O rato burro se aperceberá - depois de muito mais tempo que o necessário para se aperceber dessas coisas da vida - que sair às sextas-feiras também não lhe proporciona ganhos de afeto, ternura nem liberação de neurotransmissores. Por isso, o rato burro - num momento de inspiração- não sairá de casa na sexta feira. Nunca mais. Ele prossegue impiedoso na sua imensa descoberta do mundo, tanto interno quanto externo, e vê que, de fato, nenhuma de suas ações se reforçavam, nada do que faz, fará ou faria constitui algum sentido para que fosse feito novamente. Tomar suco, dançar, trepar, tomar banho de cachoeira, fazer um piquenique, andar de ônibus, tomar café, ir à Dinamarca, ver um filme e sorrir; nada disso dava ao nosso jovem e pessimista roedor alegria ou satisfação em existir; e como o nosso amigo só realizava essas ações que se mostravam reforçadoras, e como elas subitamente não mais existiam, ele nada mais faria, nada...Isso seria o apogeu; o apogeu para o qual ele caminhava. Nada.

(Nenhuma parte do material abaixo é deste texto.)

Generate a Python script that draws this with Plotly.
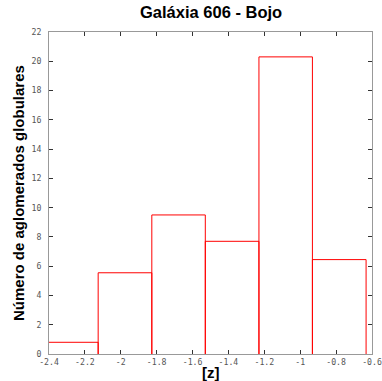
import plotly.graph_objects as go

bin_edges = [-2.424, -2.126, -1.827, -1.529, -1.230, -0.932, -0.633]
counts = [0.8, 5.55, 9.5, 7.7, 20.3, 6.45]
x_tick_vals = [-2.4, -2.2, -2.0, -1.8, -1.6, -1.4, -1.2, -1.0, -0.8, -0.6]
x_tick_text = ["-2.4", "-2.2", "-2", "-1.8", "-1.6", "-1.4", "-1.2", "-1", "-0.8", "-0.6"]
y_tick_vals = [0, 2, 4, 6, 8, 10, 12, 14, 16, 18, 20, 22]
y_tick_text = ["0", "2", "4", "6", "8", "10", "12", "14", "16", "18", "20", "22"]

# histogram outline: each bin drawn as an open-bottom rectangle
xs, ys = [], []
for i, c in enumerate(counts):
    a, b = bin_edges[i], bin_edges[i + 1]
    xs += [a, a, b, b, None]
    ys += [0, c, c, 0, None]

fig = go.Figure()
fig.add_trace(go.Scatter(
    x=xs, y=ys, mode="lines", line=dict(color="#ff0000", width=1),
    showlegend=False, hoverinfo="skip", cliponaxis=True,
))

tickfont = dict(family="DejaVu Sans Mono", size=8.2, color="#555555")
axis_common = dict(
    showgrid=False, zeroline=False, showline=True, linecolor="#999999", linewidth=1,
    mirror="ticks", ticks="inside", ticklen=4, tickcolor="#333333", tickwidth=1,
    tickfont=tickfont, automargin=False,
)

bold = dict(family="Liberation Sans, Arial", color="black")
fig.update_layout(
    width=382, height=381,
    paper_bgcolor="white", plot_bgcolor="white",
    margin=dict(l=49, r=10, t=32, b=27),
    xaxis=dict(range=[-2.4, -0.6], tickvals=x_tick_vals, ticktext=x_tick_text,
               ticklabelstandoff=0, **axis_common),
    yaxis=dict(range=[0, 22], tickvals=y_tick_vals, ticktext=y_tick_text,
               ticklabelstandoff=5, **axis_common),
    annotations=[
        dict(text="<b>Galáxia 606 - Bojo</b>", xref="paper", yref="paper",
             x=0.5, y=1, yshift=20, xanchor="center", yanchor="middle",
             showarrow=False, font=dict(size=16.5, **bold)),
        dict(text="<b>[z]</b>", xref="paper", yref="paper",
             x=0.5, y=0, yshift=-18, xanchor="center", yanchor="middle",
             showarrow=False, font=dict(size=15, **bold)),
        dict(text="<b>Número de aglomerados globulares</b>", xref="paper", yref="paper",
             x=0, xshift=-31, y=0.5, textangle=-90, xanchor="center", yanchor="middle",
             showarrow=False, font=dict(size=15, **bold)),
    ],
)

fig.write_html("out.html", config={"displayModeBar": False},
               post_script="document.body.style.margin='0px';document.body.style.overflow='hidden';")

Aos poucos deixava de fazer todas aquelas ações que nunca fizeram ao rapaz bem nenhum, além de gastar importantes reservas energéticas.
Entre o outono e o inverno o rato burro morreu, morreu deitado em sua cama e nunca mais gastou energia indevidamente.
Causa mortis: Condicionamento operante.

1 comment:

Anonymous said...

O texto é um pouco averso ao que eu penso sobre morrer jovem(mas é bom!!!), o que eu realmente queria era viver o estremo da vida e morrer assim sem mais nem menos, pra não ter que lamentar e chorar por estar velha e não poder fazer o que enquando estou nova.